At every stage after that—from edit to layout to gathering support for his Review Squad—we were met with resistance; we’re talking four or five follow-ups to get him to respond to a simple “Do you approve this layout?” email. Finally, when his delays were having a massive impact on our production schedule, preventing us from moving forward on other projects, his Project Manager reminded him that extensive delays can require a holding fee. His response to that email was to forward it to me and write, “Dear lord lol.”
Dear lord lol? For asking him to approve something?
When he stopped responding to the PM’s emails again and she again reminded him of the holding fee and asked if he wanted to move forward with the relaunch, he wrote, “LOL. Confirming my intent to proceed.”
Every response from him after that contained an LOL or a snarky comment about how he didn’t want to be “in breach” of his contract again.
My Project Manager felt terrible that she seemed to be upsetting him but I reminded her of what I’m telling you: this person is his own worst enemy. He hired us to help him with something that didn’t work out the first time and has acted at every stage like we are annoying the hell out of him.
There’s nothing we can do to change how he approaches life. I can guarantee that he will be unhappy with the results, no matter how great they are, despite the fact that almost all our clients are thrilled. This is a person who can’t help but be disappointed because he sabotages himself at every step.
While in this case my company is caught in the winds of his self-sabotage, most writers who sabotage themselves do it in the privacy of their own personal hell. And in my experience, they don’t do it by putting their books out and flopping (if they put their books out and have the right attitude, they can’t flop).
They do it by working on their book for years, rewriting and reworking until they’ve written themselves into inescapable holes. They do it by asking for advice and then rejecting it or reacting defensively to it. They do it by antagonizing the people trying to help them. They do it, in short, by never actually trying. And they do it by lying to themselves that they are trying, setting themselves up to blame the world (or their publisher) when it doesn’t work out.

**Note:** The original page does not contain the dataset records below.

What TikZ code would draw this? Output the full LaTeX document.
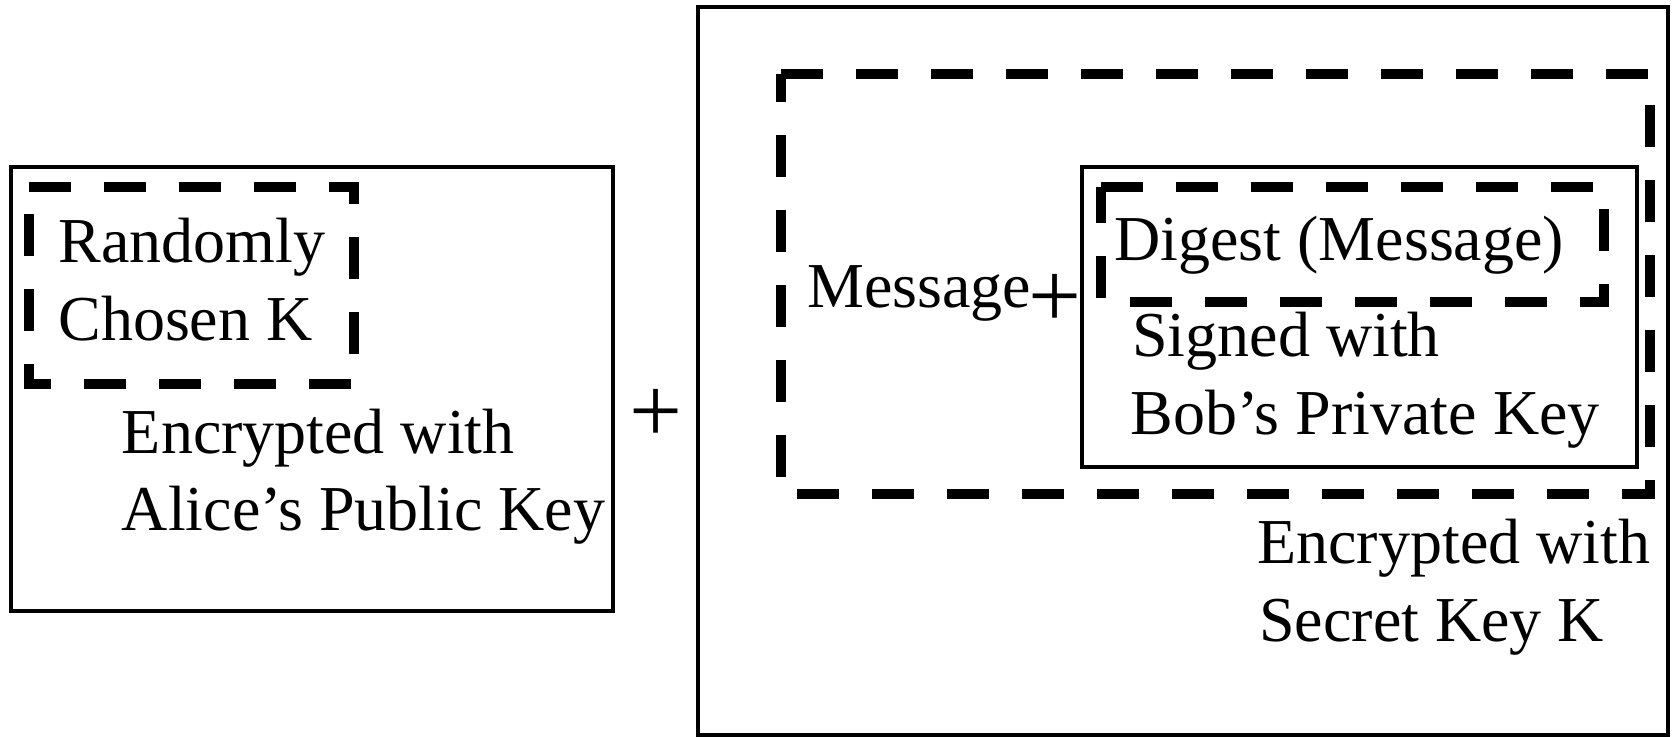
\documentclass[tikz,border=0pt]{standalone}
\usepackage{fontspec}
\setmainfont{Liberation Serif}
\begin{document}
\begin{tikzpicture}[x=0.5pt,y=-0.5pt,
  solidbox/.style={draw=black,line width=2pt,line join=miter},
  dashbox/.style={draw=black,line width=5pt,dash pattern=on 21pt off 16.5pt,line join=miter},
  txt/.style={anchor=base west,inner sep=0pt,font=\fontsize{32pt}{39pt}\selectfont},
  plus/.style={anchor=center,inner sep=0pt,font=\fontsize{47pt}{47pt}\selectfont}]
\useasboundingbox (0,0) rectangle (1672,737);
% boxes
\coordinate (lb1) at (11,167);   \coordinate (lb2) at (613,611);
\coordinate (ld1) at (29,187);   \coordinate (ld2) at (354,384);
\coordinate (rb1) at (698,7);    \coordinate (rb2) at (1668,735);
\coordinate (bd1) at (781,74);   \coordinate (bd2) at (1650,494);
\coordinate (ib1) at (1082,167); \coordinate (ib2) at (1637,467);
\coordinate (id1) at (1101,187); \coordinate (id2) at (1604,302);
\draw[solidbox] (lb1) rectangle (lb2);
\draw[dashbox] (ld1) -- (ld1 -| ld2) -- (ld2) -- (ld2 -| ld1) -- cycle;
\draw[solidbox] (rb1) rectangle (rb2);
\draw[dashbox] (bd1) -- (bd1 -| bd2) -- (bd2) -- (bd2 -| bd1) -- cycle;
\draw[solidbox] (ib1) rectangle (ib2);
\draw[dashbox] (id1) -- (id1 -| id2) -- (id2) -- (id2 -| id1) -- cycle;
% texts
\node[txt] (rk1) at (58,263) {Randomly};
\node[txt] (rk2) at (58,341) {Chosen K};
\node[txt] (ea1) at (121.5,454) {Encrypted with};
\node[txt] (ea2) at (121.5,531) {Alice’s Public Key};
\node[plus] (p1) at (656,416) {+};
\node[txt] (msg) at (807,308) {Message};
\node[plus] (p2) at (1055,301) {+};
\node[txt] (dg) at (1114,261) {Digest (Message)};
\node[txt] (sb1) at (1132,357) {Signed with};
\node[txt] (sb2) at (1130,435) {Bob’s Private Key};
\node[txt] (es1) at (1257,564) {Encrypted with};
\node[txt] (es2) at (1259,642) {Secret Key K};
\end{tikzpicture}
\end{document}
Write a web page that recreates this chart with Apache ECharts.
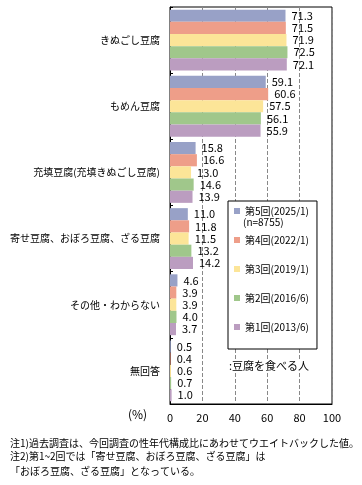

I recognize them because I was them. Like recognizes like. The difference is that I was lucky enough to realize I was bringing about the exact results I didn’t want by approaching the world with an “I’ll-punch-you-before-you-can-punch-me” attitude.
Don’t be the old me. Witness your inner saboteur (because we all have one—some of us just recognize that monsters can turn out to be just trees). When you recognize him or her or them or they, ignore them and move on.